Dr Gettu further points out that marital rape cases will present a different scenario, unlike other rape cases which could be single incidents. “Marital rape will not happen in isolation, there will be a history of violence and physical abuse, and will fit into the larger picture of domestic violence. We have to look at it from that perspective,” she says. Dr Gettu also points as to how even workplace sexual harassment is often difficult to prove, but we have still have laws against it.
Arguments against criminalising marital rape focus on forensic evidence, or the ‘lack of’ it. How can you prove that the act was not-consensual using DNA samples as evidence? The answer is in the judgment of Supreme Court in Sheik Zakir vs State of Bihar, case, where it ruled that the absence of a medical record would not be of much consequence if the other evidence on record is believable.

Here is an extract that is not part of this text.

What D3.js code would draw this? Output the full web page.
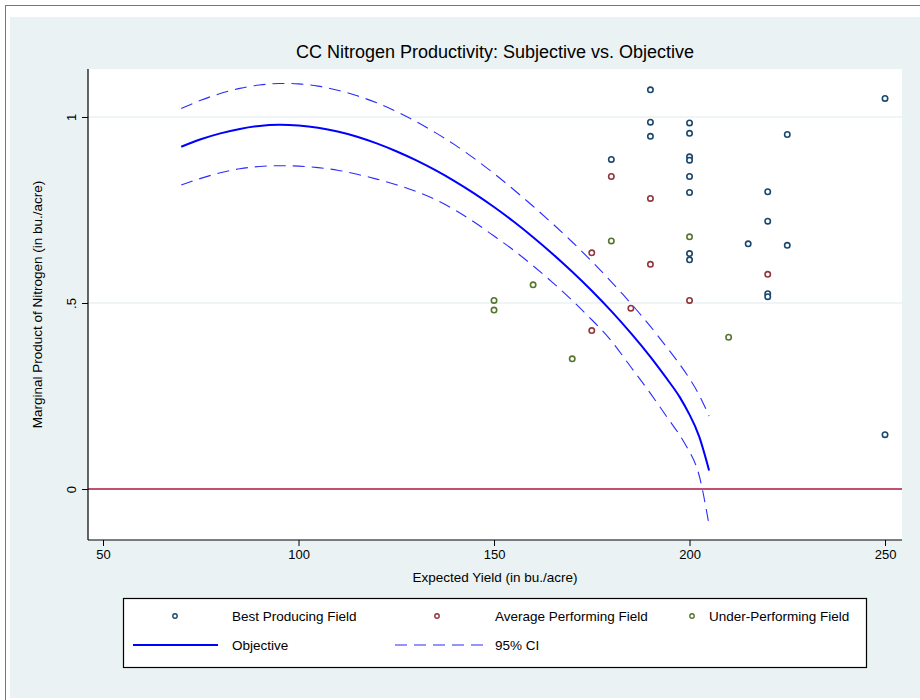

Even so, Akila RS, a lawyer based in Chennai, points out the relevance of medical evidence in cases of marital rape too, “A history of physical violence, results of a rape-kit and medical examination of the wife, witness testimony and possible admission of the husband in electronic communications could be ample evidence to prove his guilt,” she says. Timely medical examination can differentiate between consensual sex and forced sex.
“Yes, there is some difficulty in the criminal jurisprudence here, but we have to develop it. And at least, in cases where there is enough proof for proving marital rape, the law will help punish the husbands,” says Akila. A case in point being the woman who reached out to Sudha Ramalingam few years ago.
"Let’s get one thing clear: those of us arguing for criminalising marital rape are not asking for a ‘special provision’ for married women. What we are asking for is the special status accorded to some rapists to be removed. We cannot have 'good rape' and 'bad rape', there cannot be gradations based on the relationship between the victim and the perpetrator,” says Ragamalika.